On a much smaller scale, today council decided to put aside the quantitative analysis by staff and support a pedestrian signal crossing at Weber and Wilhelm, where some major widening is happening and the Spur Trail will eventually intersect. The Mount Hope - Breithaupt Park neighbourhood association went to bat, and councilors took a more strategic view of the situation and almost unanimously supported aiding pedestrian movement across a widened Weber.

As a bonus to all of this, some measured progress is also being made on pedestrian infrastructure for the vision impaired.

So, let's not all be doom and gloom? I want to compliment the region for getting it right and heading in a positive direction.

Thursday, January 17, 2013

Budget Pain and Bad Decisions


This is a tough year for budgeting, and the mantra must be "everybody feels the pain". While I, personally, would willingly sustain a higher tax hike to keep moving forward, many disagree. Council had to strike a balance between the two. Certain regrettable, but understandable moves have been made, like the delay of the long-awaited Spur Line trail ($3M in capital savings).

Other decisions are less understandable.

The "200 iXpress" is the kind of transit success story that is the wet dream of municipalities struggling with road expenses. It has grown in ridership from a couple of thousand a day when it launched seven years ago, to over 14,000 a day last year. Ridership has driven repeated frequency improvements, from half hour to 15 minutes to 10 minutes, and these frequency improvements in turn have driven ridership growth. It's a virtuous cycle, and a beautiful example of the critical importance of frequency in transit.


A typical busy day for iXpress

The 200 is a route that has been noted as seeing not only high peak volumes, but healthy off-peak ridership. Because many (if not most) of its buses are standing-room only for at least part of its route, it must be financially a star performer. It sees strong student ridership, obviously, but also strong "choice" ridership from people who recognize a good service and will adopt it over other alternatives.

And it serves a route that will become rail-based in less than five years. An ambitious step by the region in search of a better way for its citizens to move about.

In the face of this blistering, searing success, last night regional council voted to cool things down. For July and August, iXpress frequency will drop back from 10 minutes to 15. This move will save the average household a whopping $1.46. (estimate TriTAG)

There are two negative consequences we must consider from this move.

Virtuous to Vicious 

 

The justification for lower frequency is lower summer ridership. There lies the temptation to "optimize" the line for these months, to trim a few hundred G's from the cost of providing the service. But that justification ignores the effect of frequency on ridership. We're breaking the virtuous cycle in place, and possibly running it backwards. 

Reduced frequency will reduce ridership, because the service is not so attractive. For some, it will not be there when they need it, without looking for a schedule, and this will turn them off. This, in turn, will offer justification to further frequency reductions if you are looking for short-term cost cutting measures.
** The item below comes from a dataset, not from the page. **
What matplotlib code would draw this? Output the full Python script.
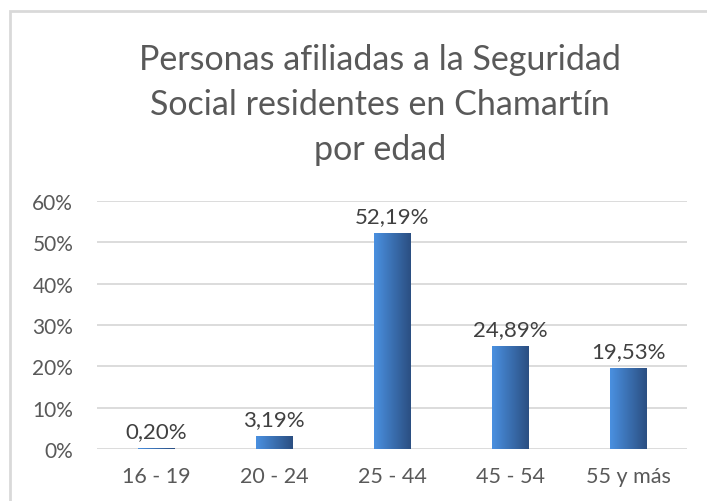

We've seen this penny-wise, pound-foolish tendency before: bus wraps.
 
The region has stated in master plans and megaprojects that it wants to not only increase transit use but multiply it. It needs to keep its eyes on this goal, but budget pressures this year have caused its attention to wander. After implementing plans that will increase household tax levies by $20 a year, why put the success of those plans at risk for the price of a Tim's medium coffee?

Capacity

 

Another justification for lower frequency has been put forward (pp.76-77):

In July and August 2012, during the midday period, iXpress trips experienced peak passenger loads greater than 35 approximately 3 times per day (4% of trips) and did not experience loads greater than 60 passengers (maximum capacity).
(...)By reducing the frequency of service from 10 minutes to 15 minutes on Route 200 iXpress during the midday in July and August, 24% of midday trips would exceed the GRT off-peak service standard of a full seated load (35 passengers). In some cases buses would leave passengers waiting for the next bus. This would occur on average twice a week (0.5% of trips).
In fact, as I understand it (from Councilor Mitchell's tweeted clarification) the approved cut was in fact all day and staff indicated that buses would leave passengers behind twice a day.
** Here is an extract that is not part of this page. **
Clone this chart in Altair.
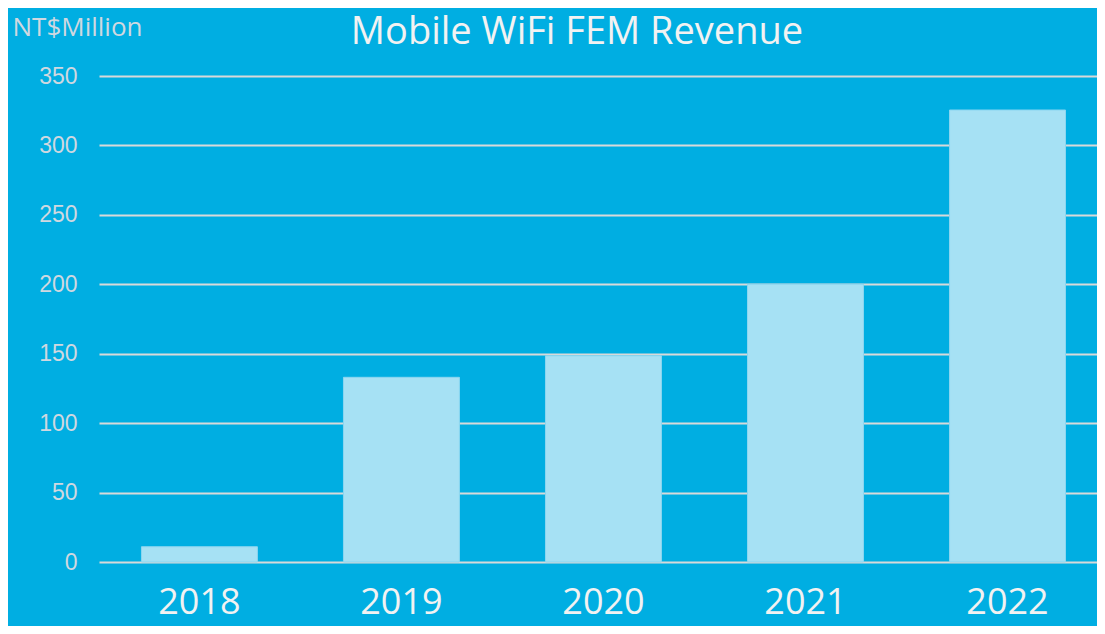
import altair as alt
import pandas as pd

years = ["2018", "2019", "2020", "2021", "2022"]
revenue = [11, 133, 148.5, 200, 325.5]
y_ticks = [0, 50, 100, 150, 200, 250, 300, 350]

df = pd.DataFrame({"year": years, "revenue": revenue})

bars = alt.Chart(df).mark_bar(
    color="#A6E1F4", stroke="#8CD6F0", strokeWidth=1
).encode(
    x=alt.X("year:N", sort=years,
            scale=alt.Scale(paddingInner=0.426, paddingOuter=0.183, align=0.574),
            axis=alt.Axis(title=None, labelAngle=0, labelFont="Open Sans",
                          labelFontSize=36, labelColor="#F2F2F2",
                          labelBaseline="bottom", labelPadding=59,
                          ticks=False, domain=False, grid=False)),
    y=alt.Y("revenue:Q",
            scale=alt.Scale(domain=[0, 350], nice=False),
            axis=alt.Axis(values=y_ticks, title="NT$Million", titleAngle=0,
                          titleX=-87, titleY=-41, titleAlign="left",
                          titleBaseline="alphabetic", titleFont="Open Sans",
                          titleFontSize=26, titleFontWeight="normal",
                          titleColor="#D0D8E0",
                          labelFont="Liberation Sans", labelFontSize=23,
                          labelColor="#D0D8E0", labelPadding=22,
                          ticks=False, domain=False,
                          grid=True, gridColor="#D9D9D9", gridWidth=2))
)

chart = bars.properties(
    width=998, height=486,
    background="#00AEE2",
    autosize=alt.AutoSizeParams(type="none"),
    padding={"left": 91, "top": 68, "right": 0, "bottom": 64},
    title=alt.TitleParams("Mobile WiFi FEM Revenue", font="Open Sans",
                          fontSize=38, fontWeight="normal", color="#F2F2F2",
                          anchor="middle", dx=-21, offset=-38),
).configure_view(stroke=None)

chart.save("out.html", embed_options={"renderer": "svg", "actions": False})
In other words, at the one point of the year where iXpress is providing enough capacity to not fail its passengers, council has decided to "optimize" service so that it provides an acceptable level of failure.

No rider left behind?

This is deeply troubling on two counts. Firstly, unreliability is one of the most costly flaws in transit, that has a disproportionate effect on turning people off using it:

One statistic in the study stands out in particular and should give transit agencies pause: More than half of the riders said they had reduced their use of public transportation specifically because of its unreliability. Most of them didn't just make fewer trips overall; rather, they switched to other modes of transportation to fill the void.
These words should freeze councilors' hearts. But the second troubling evidence is that council seems to discount this deliberate unreliability as an issue. They seem to believe there is an acceptable level of service that involves leaving people behind every day.
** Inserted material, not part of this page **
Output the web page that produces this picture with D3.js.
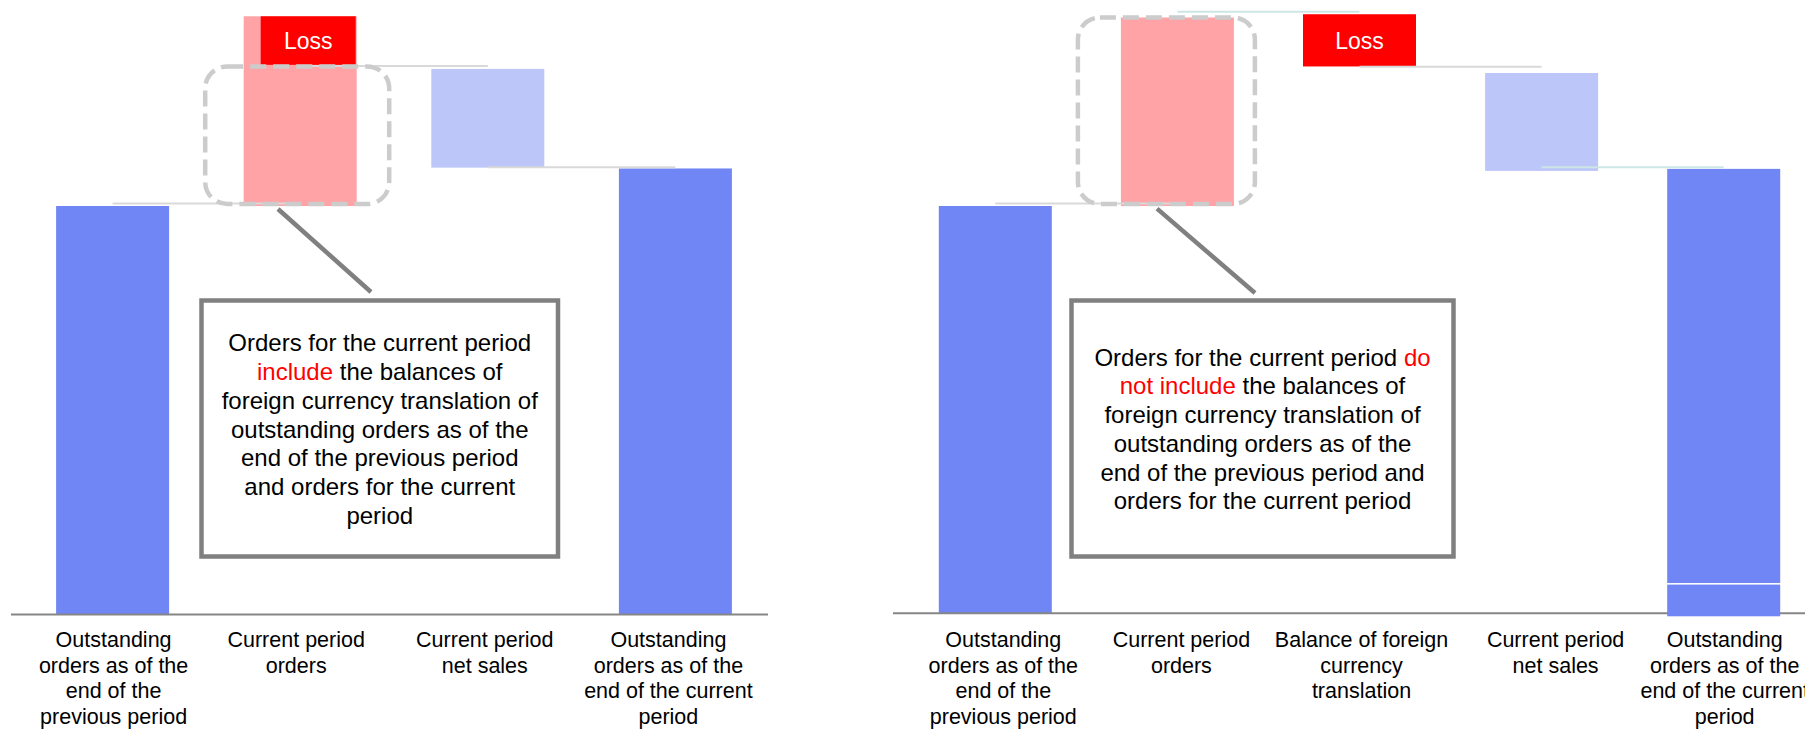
<!DOCTYPE html>
<html><head><meta charset="utf-8">
<script src="https://cdn.jsdelivr.net/npm/d3@7"></script>
<style>
html,body{margin:0;padding:0;background:#fff;overflow:hidden;}
svg{display:block;font-family:"Liberation Sans",Arial,Helvetica,sans-serif;}
</style></head><body>
<svg id="chart" width="1805" height="730"></svg>
<script>
// ---------- DATA ----------
// Left panel: waterfall where current period orders include FX translation
const leftCategories = [
  ["Outstanding", "orders as of the", "end of the", "previous period"],
  ["Current period", "orders"],
  ["Current period", "net sales"],
  ["Outstanding", "orders as of the", "end of the current", "period"]
];
const leftKinds = ["total", "increase", "decrease", "total"];
const leftLow  = [0, 100, 109.4, 0];
const leftHigh = [100, 146.5, 133.6, 109.2];
const leftLossRange = [134.6, 146.5];          // "Loss" overlay on the orders bar
const leftLinks = [100.5, 134.2, 109.4];       // connector levels between bars
const leftHighlight = [100.5, 134.2];          // dashed highlight range (orders bar)
const leftNote = [
  [["Orders for the current period", false]],
  [["include", true], [" the balances of", false]],
  [["foreign currency translation of", false]],
  [["outstanding orders as of the", false]],
  [["end of the previous period", false]],
  [["and orders for the current", false]],
  [["period", false]]
];

// Right panel: FX translation shown as its own step
const rightCategories = [
  ["Outstanding", "orders as of the", "end of the", "previous period"],
  ["Current period", "orders"],
  ["Balance of foreign", "currency", "translation"],
  ["Current period", "net sales"],
  ["Outstanding", "orders as of the", "end of the current", "period"]
];
const rightKinds = ["total", "increase", "loss", "decrease", "total"];
const rightLow  = [0, 100, 134.2, 108.6, 0];
const rightHigh = [100, 146.2, 147, 132.6, 109.1];
const rightEndSplit = 7.4;                      // split inside the closing bar
const rightLinks = [100.5, 147.5, 134, 109.4];
const rightHighlight = [100.5, 146.2];
const rightNote = [
  [["Orders for the current period ", false], ["do", true]],
  [["not include", true], [" the balances of", false]],
  [["foreign currency translation of", false]],
  [["outstanding orders as of the", false]],
  [["end of the previous period and", false]],
  [["orders for the current period", false]]
];

// ---------- STYLE ----------
const C = {
  total: "#7086F5",
  increase: "#FFA3A6",
  decrease: "#BCC6F8",
  loss: "#FF0000",
  axis: "#868686",
  link: "#D9D9D9",
  linkTeal: "#CDE5E5",
  dash: "#CCCCCC",
  box: "#808080",
  red: "#FF0000",
  text: "#000000"
};

const svg = d3.select("#chart");
const y = d3.scaleLinear().domain([0, 100]).range([614, 206]);

function bandScale(cats, firstStart, step, bw) {
  const pi = 1 - bw / step, po = pi / 2;
  const r0 = firstStart - po * step;
  return d3.scaleBand().domain(d3.range(cats.length))
    .range([r0, r0 + cats.length * step]).paddingInner(pi).paddingOuter(po);
}

function drawPanel(opt) {
  const g = svg.append("g");
  const x = bandScale(opt.cats, opt.firstStart, opt.step, 113);
  const bw = x.bandwidth();
  const cx = i => x(i) + bw / 2;

  // bars
  opt.kinds.forEach((k, i) => {
    if (k === "loss") return;
    if (opt.split && i === opt.kinds.length - 1) {
      g.append("rect").attr("x", x(i)).attr("width", bw)
        .attr("y", y(opt.split) + 0.8).attr("height", y(0) + 2.3 - y(opt.split) - 0.8)
        .attr("fill", C.total).attr("class", "late");
      g.append("rect").attr("x", x(i)).attr("width", bw)
        .attr("y", y(opt.high[i])).attr("height", y(opt.split) - 0.8 - y(opt.high[i]))
        .attr("fill", C.total);
      return;
    }
    g.append("rect").attr("x", x(i)).attr("width", bw)
      .attr("y", y(opt.high[i])).attr("height", y(opt.low[i]) - y(opt.high[i]))
      .attr("fill", C[k]);
  });

  // loss boxes
  const lossBoxes = [];
  if (opt.lossOverlay) {
    lossBoxes.push({x0: x(1) + 17, x1: x(1) + bw - 1, hi: opt.lossOverlay[1], lo: opt.lossOverlay[0]});
  }
  opt.kinds.forEach((k, i) => {
    if (k === "loss") lossBoxes.push({x0: x(i), x1: x(i) + bw, hi: opt.high[i], lo: opt.low[i]});
  });
  lossBoxes.forEach(b => {
    g.append("rect").attr("x", b.x0).attr("width", b.x1 - b.x0)
      .attr("y", y(b.hi)).attr("height", y(b.lo) - y(b.hi)).attr("fill", C.loss);
    g.append("text").attr("x", (b.x0 + b.x1) / 2).attr("y", (y(b.hi) + y(b.lo)) / 2 + 8.5)
      .attr("text-anchor", "middle").attr("fill", "#fff").attr("font-size", 23).text("Loss");
  });

  // connectors
  opt.links.forEach((lv, i) => {
    g.append("line").attr("x1", cx(i)).attr("x2", cx(i + 1))
      .attr("y1", y(lv) - 0.5).attr("y2", y(lv) - 0.5)
      .attr("stroke", opt.linkColors[i]).attr("stroke-width", 2);
  });

  // dashed highlight around the orders bar
  const hx = cx(1) + opt.hlShift;
  g.append("rect").attr("x", hx - opt.hlWidth / 2).attr("width", opt.hlWidth)
    .attr("y", y(opt.highlight[1])).attr("height", y(opt.highlight[0]) - y(opt.highlight[1]))
    .attr("rx", 22).attr("ry", 22).attr("fill", "none")
    .attr("stroke", C.dash).attr("stroke-width", 4.5).attr("stroke-dasharray", "16 7");

  // callout
  g.append("line").attr("x1", opt.callout[0]).attr("y1", opt.callout[1])
    .attr("x2", opt.callout[2]).attr("y2", opt.callout[3])
    .attr("stroke", C.box).attr("stroke-width", 4.5);

  // note box
  const bx = opt.box;
  g.append("rect").attr("x", bx[0]).attr("y", bx[1]).attr("width", bx[2] - bx[0]).attr("height", bx[3] - bx[1])
    .attr("fill", "#fff").attr("stroke", C.box).attr("stroke-width", 4.5);
  const lh = 28.7, n = opt.note.length;
  const bcx = (bx[0] + bx[2]) / 2, bcy = (bx[1] + bx[3]) / 2;
  opt.note.forEach((line, li) => {
    const t = g.append("text").attr("x", bcx).attr("y", bcy - (n - 1) / 2 * lh + 9 + li * lh)
      .attr("text-anchor", "middle").attr("font-size", 24).attr("fill", C.text);
    line.forEach(([s, red]) => {
      t.append("tspan").attr("fill", red ? C.red : C.text).text(s);
    });
  });

  // axis line
  g.append("line").attr("x1", opt.axis[0]).attr("x2", opt.axis[1])
    .attr("y1", opt.axis[2]).attr("y2", opt.axis[2])
    .attr("stroke", C.axis).attr("stroke-width", 2);
  g.selectAll("rect.late").raise();

  // category labels
  opt.cats.forEach((lines, i) => {
    const t = g.append("text").attr("text-anchor", "middle").attr("font-size", 21.5).attr("fill", C.text);
    lines.forEach((s, li) => {
      t.append("tspan").attr("x", opt.labelX(i, cx)).attr("y", 647 + li * 25.7).text(s);
    });
  });
}

drawPanel({
  cats: leftCategories, kinds: leftKinds, low: leftLow, high: leftHigh,
  firstStart: 56.1, step: 187.6,
  lossOverlay: leftLossRange, links: leftLinks,
  linkColors: [C.link, C.link, C.link],
  highlight: leftHighlight, hlWidth: 184, hlShift: -3,
  callout: [278, 209, 371, 292],
  box: [201.5, 300.5, 558, 556.5],
  note: leftNote,
  axis: [11, 768, 614.6],
  labelX: (i, cx) => cx(i) + [1, -4, -3, -7][i]
});

drawPanel({
  cats: rightCategories, kinds: rightKinds, low: rightLow, high: rightHigh,
  firstStart: 938.8, step: 182.1, split: rightEndSplit,
  links: rightLinks,
  linkColors: [C.link, C.linkTeal, C.link, C.linkTeal],
  highlight: rightHighlight, hlWidth: 177, hlShift: -11,
  callout: [1157, 208.6, 1255, 293],
  box: [1071.5, 300.5, 1453.5, 556.5],
  note: rightNote,
  axis: [893, 1805, 613.2],
  labelX: (i, cx) => cx(i) + [8, 4, 2, 14, 1][i]
});
</script>
</body></html>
These would-be passengers will get a clear message that the region has little regard for its transit users. And they will abandon transit, if they can.

Silver Lining

 

It seems as if council has lost the plot. When the pressure is on, the region's long term strategy to shift itself towards a more sustainable (i.e. affordable) future model is put in jeopardy by short sighted penny-pinching. But all is not lost.

I would expect that the consequences of council's decision should be obvious and easy to demonstrate. In fact, the councilors who voted for this cut should be prepared to get an earful from the transit users denied service. There should be no surprises, or ambiguity about cause and effect. We should see ridership negatively affected, complaints increase, and no small amount of public ire directed towards this decision.

And then we can remind council of their goals, the LRT system they have hung their hat on, and that their small cost-cutting victory of today is putting their large victory of tomorrow at risk. I hope we will see good sense eventually prevail. Neither council nor the people of Waterloo can afford to damage the conditions that will make LRT successful, the same conditions that have doubled transit ridership in the last ten years.

If nothing else, we will be shown that, when attracting people to transit, there is no room for an "acceptable level of failure".